The company will use its own equity for the remaining $450 million tranche.
The Shah Deniz field in the Caspian Sea, one of the world’s largest gas fields, feeds the South Caucasus Pipeline (also known as the Baku-Tiflis-Erzurum Pipeline) and the Trans-Anatolian gas pipeline (TANAP), which is planned to carry Azeri gas both to Turkey and to the European markets.
Speaking at the signature ceremony, Yıldız underlined that Turkey has become the second largest shareholder in the project after UK energy giant British Petroleum (BP), noting how the country has received a 50 year license over 468-kilometer square land.

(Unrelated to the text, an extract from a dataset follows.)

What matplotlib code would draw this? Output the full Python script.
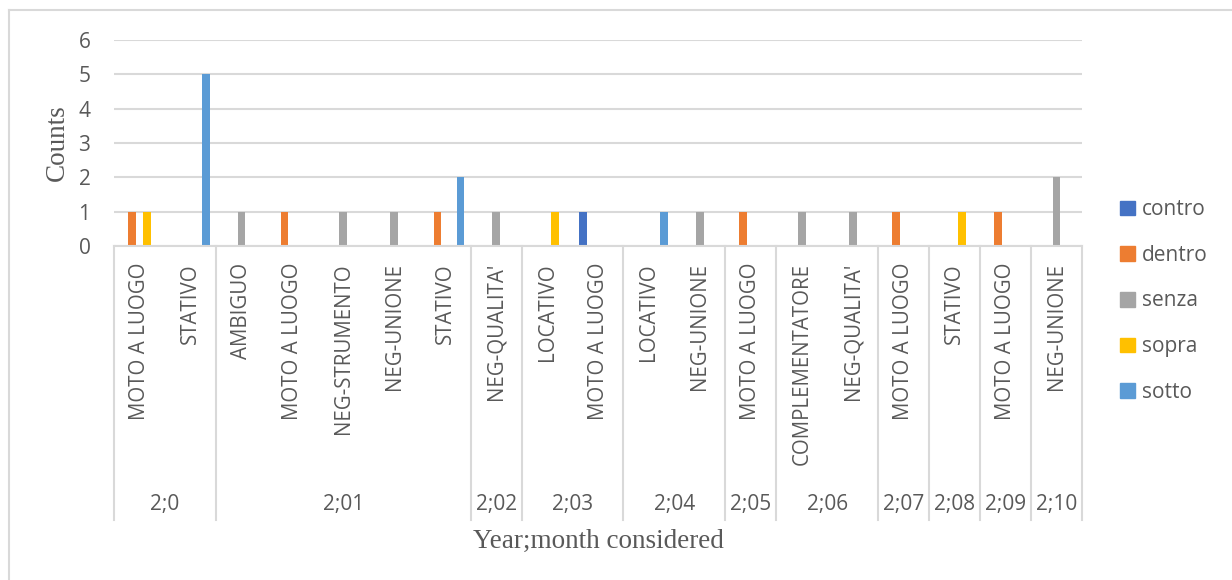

Recalling how Turkey also raised its stakes in TANAP from 20 to 30 percent, the minister said the country had yielded $265 million profit from these projects last year and “is planning to double this amount in the upcoming year.”
“With a rise in the share, we are now a country that raised its capacity by 55,000 barrels per day (bpd) and owns 19 percent of the 120,000 bpd oil to be excerpted,” he said.
The minister noted the oil excepted from 1,100 wells in Turkey is almost equal to the oil produced with overseas operations, vowing to raise oil produced abroad by 450 percent when Iraq and northern Iraq are politically stabilized.